- _TASK TO CARRY OUT_: Collect from the data below each line with "that".

Rows from a dataset of charts and code
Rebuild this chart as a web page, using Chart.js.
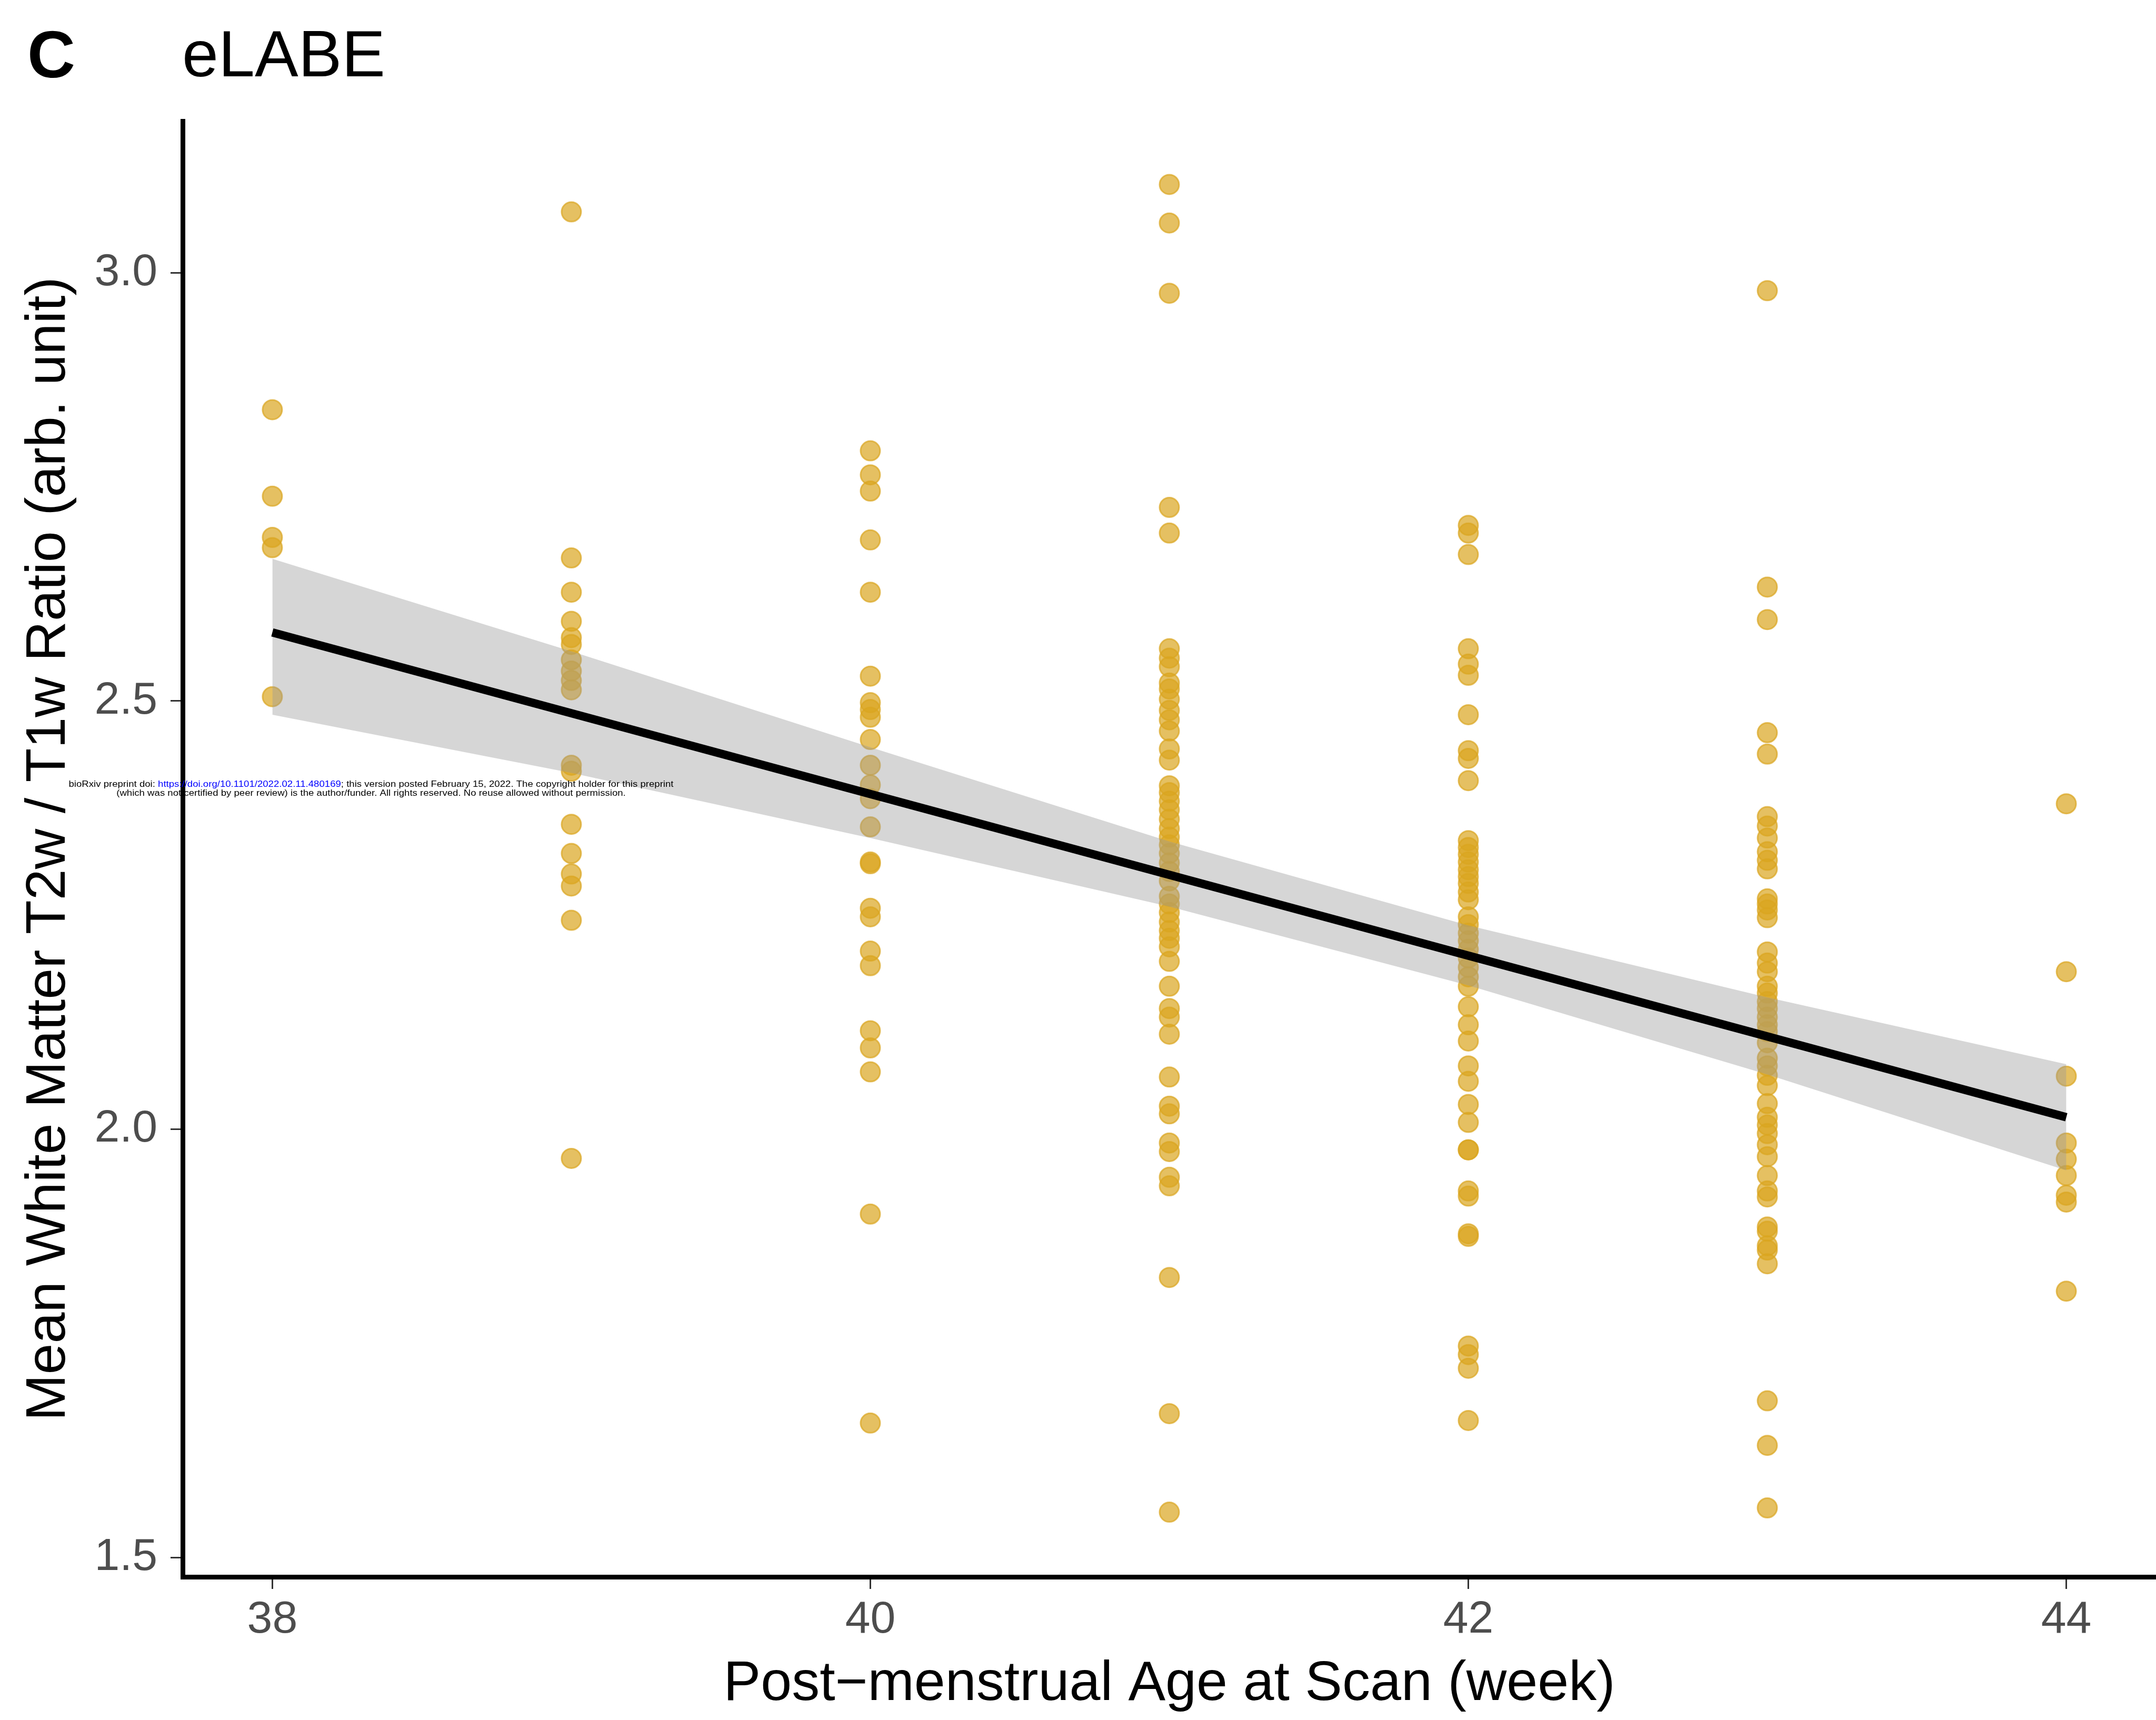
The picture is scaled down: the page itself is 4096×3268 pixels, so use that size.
<!DOCTYPE html>
<html>
<head>
<meta charset="utf-8">
<script src="https://cdn.jsdelivr.net/npm/chart.js@4/dist/chart.umd.min.js"></script>
<style>
  html, body { margin: 0; padding: 0; background: #fff; }
  canvas { display: block; }
</style>
</head>
<body>
<canvas id="myChart" width="4096" height="3268"></canvas>
<script>
// values, one array per scan week
const weeks = [38, 39, 40, 41, 42, 43, 44];
const wk38 = [2.840, 2.739, 2.691, 2.679, 2.505];
const wk39 = [3.071, 2.667, 2.627, 2.593, 2.574, 2.566, 2.548, 2.535, 2.524, 2.513, 2.425, 2.418,
              2.356, 2.322, 2.298, 2.284, 2.244, 1.966];
const wk40 = [2.792, 2.764, 2.745, 2.688, 2.627, 2.529, 2.498, 2.490, 2.481, 2.455, 2.425, 2.402,
              2.386, 2.353, 2.312, 2.310, 2.258, 2.248, 2.208, 2.191, 2.115, 2.095, 2.067, 1.901, 1.657];
const wk41 = [3.103, 3.058, 2.976, 2.726, 2.696, 2.561, 2.550, 2.540, 2.521, 2.514, 2.502, 2.489,
              2.478, 2.465, 2.444, 2.431, 2.401, 2.393, 2.383, 2.373, 2.362, 2.351, 2.341, 2.332,
              2.322, 2.311, 2.301, 2.290, 2.272, 2.263, 2.253, 2.242, 2.232, 2.223, 2.213, 2.196,
              2.167, 2.141, 2.131, 2.111, 2.061, 2.027, 2.018, 1.984, 1.974, 1.944, 1.934, 1.827,
              1.668, 1.553];
const wk42 = [2.705, 2.696, 2.671, 2.561, 2.543, 2.530, 2.484, 2.442, 2.433, 2.407, 2.337, 2.329,
              2.321, 2.312, 2.303, 2.295, 2.287, 2.277, 2.268, 2.248, 2.239, 2.229, 2.220, 2.210,
              2.200, 2.189, 2.178, 2.167, 2.143, 2.122, 2.103, 2.074, 2.056, 2.029, 2.008, 1.976,
              1.976, 1.928, 1.922, 1.878, 1.875, 1.747, 1.737, 1.721, 1.660];
const wk43 = [2.979, 2.633, 2.595, 2.463, 2.438, 2.365, 2.354, 2.340, 2.324, 2.314, 2.304, 2.269,
              2.263, 2.256, 2.247, 2.207, 2.194, 2.184, 2.167, 2.159, 2.149, 2.141, 2.131, 2.122,
              2.114, 2.101, 2.083, 2.074, 2.063, 2.051, 2.030, 2.014, 2.005, 1.995, 1.982, 1.968,
              1.946, 1.928, 1.921, 1.886, 1.881, 1.864, 1.859, 1.843, 1.683, 1.631, 1.558];
const wk44 = [2.380, 2.184, 2.062, 1.984, 1.965, 1.946, 1.923, 1.915, 1.811];
const ratios = [wk38, wk39, wk40, wk41, wk42, wk43, wk44];

// fitted line and its grey confidence band, read at each week
const fitX = [38, 44];
const fitY = [2.580, 2.014];
const bandX = [38, 39, 40, 41, 42, 43, 44];
const bandUpper = [2.666, 2.558, 2.446, 2.336, 2.238, 2.154, 2.076];
const bandLower = [2.484, 2.416, 2.340, 2.260, 2.168, 2.064, 1.952];

const xTicks = [38, 40, 42, 44];
const yTicks = [1.5, 2.0, 2.5, 3.0];

const FONT = "'Liberation Sans', Arial, Helvetica, sans-serif";

const points = [];
weeks.forEach((w, i) => ratios[i].forEach(v => points.push({x: w, y: v})));

const decor = {
    id: 'decor',
    afterDraw(chart) {
        const c = chart.ctx;
        c.save();
        c.fillStyle = '#000';
        c.textBaseline = 'alphabetic';
        c.textAlign = 'left';
        c.font = 'bold 126px ' + FONT;
        c.fillText('C', 52, 147);
        c.font = '124px ' + FONT;
        c.fillText('eLABE', 346, 145);

        // preprint notice
        c.font = '16px ' + FONT;
        const segs = [
            ['bioRxiv preprint doi: ', '#000'],
            ['https://doi.org/10.1101/2022.02.11.480169', '#0000ff'],
            ['; this version posted February 15, 2022. The copyright holder for this preprint', '#000']
        ];
        let w1 = 0;
        segs.forEach(s => w1 += c.measureText(s[0]).width);
        const sx = 1149 / w1;
        c.save();
        c.translate(705 - 1149 / 2, 1495);
        c.scale(sx, 1);
        let x = 0;
        segs.forEach(s => { c.fillStyle = s[1]; c.fillText(s[0], x, 0); x += c.measureText(s[0]).width; });
        c.restore();
        c.save();
        c.translate(705, 1512);
        c.scale(sx, 1);
        c.textAlign = 'center';
        c.fillStyle = '#000';
        c.fillText('(which was not certified by peer review) is the author/funder. All rights reserved. No reuse allowed without permission.', 0, 0);
        c.restore();
        c.restore();
    }
};

const ctx = document.getElementById('myChart');
const PLOT = new Chart(ctx, {
    type: 'scatter',
    data: {
        datasets: [{
            label: 'subjects',
            data: points,
            pointRadius: 18.5,
            pointHoverRadius: 18.5,
            borderWidth: 3,
            backgroundColor: 'rgba(218,165,32,0.7)',
            borderColor: 'rgba(218,165,32,0.7)',
            order: 3
        },{
            label: 'fit',
            type: 'line',
            data: fitX.map((x, i) => ({x: x, y: fitY[i]})),
            borderColor: '#000',
            borderWidth: 16,
            pointRadius: 0,
            fill: false,
            order: 0
        },{
            label: 'upper',
            type: 'line',
            data: bandX.map((x, i) => ({x: x, y: bandUpper[i]})),
            borderWidth: 0,
            borderColor: 'rgba(0,0,0,0)',
            backgroundColor: 'rgba(153,153,153,0.4)',
            pointRadius: 0,
            fill: '+1',
            order: 1
        },{
            label: 'lower',
            type: 'line',
            data: bandX.map((x, i) => ({x: x, y: bandLower[i]})),
            borderWidth: 0,
            borderColor: 'rgba(0,0,0,0)',
            pointRadius: 0,
            fill: false,
            order: 2
        }]
    },
    options: {
        responsive: false,
        animation: false,
        devicePixelRatio: 1,
        layout: { autoPadding: false, padding: { top: 230, left: 0, right: 0, bottom: 0 } },
        plugins: {
            legend: { display: false },
            tooltip: { enabled: false }
        },
        scales: {
            x: {
                type: 'linear',
                min: 37.7,
                max: 44.3,
                afterBuildTicks: s => { s.ticks = xTicks.map(v => ({value: v})); },
                afterFit: s => { s.height = 272; },
                border: { display: true, color: '#000', width: 9 },
                grid: { drawOnChartArea: false, drawTicks: true, tickLength: 23, tickColor: '#333', tickWidth: 3 },
                ticks: { color: '#4d4d4d', font: { family: FONT, size: 86 }, padding: 8, maxRotation: 0 },
                title: {
                    display: true,
                    text: 'Post\u2212menstrual Age at Scan (week)',
                    color: '#000',
                    font: { family: FONT, size: 106 },
                    padding: { top: 0, bottom: 4 }
                }
            },
            y: {
                type: 'linear',
                min: 1.4775,
                max: 3.177,
                afterBuildTicks: s => { s.ticks = yTicks.map(v => ({value: v})); },
                afterFit: s => { s.width = 347; },
                border: { display: true, color: '#000', width: 9 },
                grid: { drawOnChartArea: false, drawTicks: true, tickLength: 23, tickColor: '#333', tickWidth: 3 },
                ticks: { color: '#4d4d4d', font: { family: FONT, size: 86 }, padding: 25,
                         callback: v => v.toFixed(1) },
                title: {
                    display: true,
                    text: 'Mean White Matter T2w / T1w Ratio (arb. unit)',
                    color: '#000',
                    font: { family: FONT, size: 106 },
                    padding: { top: 30, bottom: 0 }
                }
            }
        }
    },
    plugins: [decor]
});
</script>
</body>
</html>
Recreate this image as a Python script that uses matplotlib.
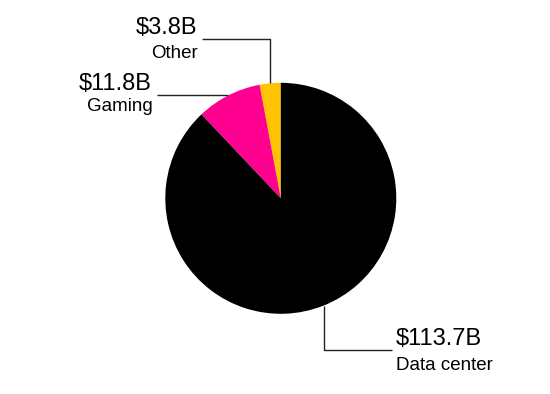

- _RESULT OF THE EXERCISE_:
The picture is scaled down: the page itself is 4096×3268 pixels, so use that size.
Recreate this image as a Python script that uses matplotlib.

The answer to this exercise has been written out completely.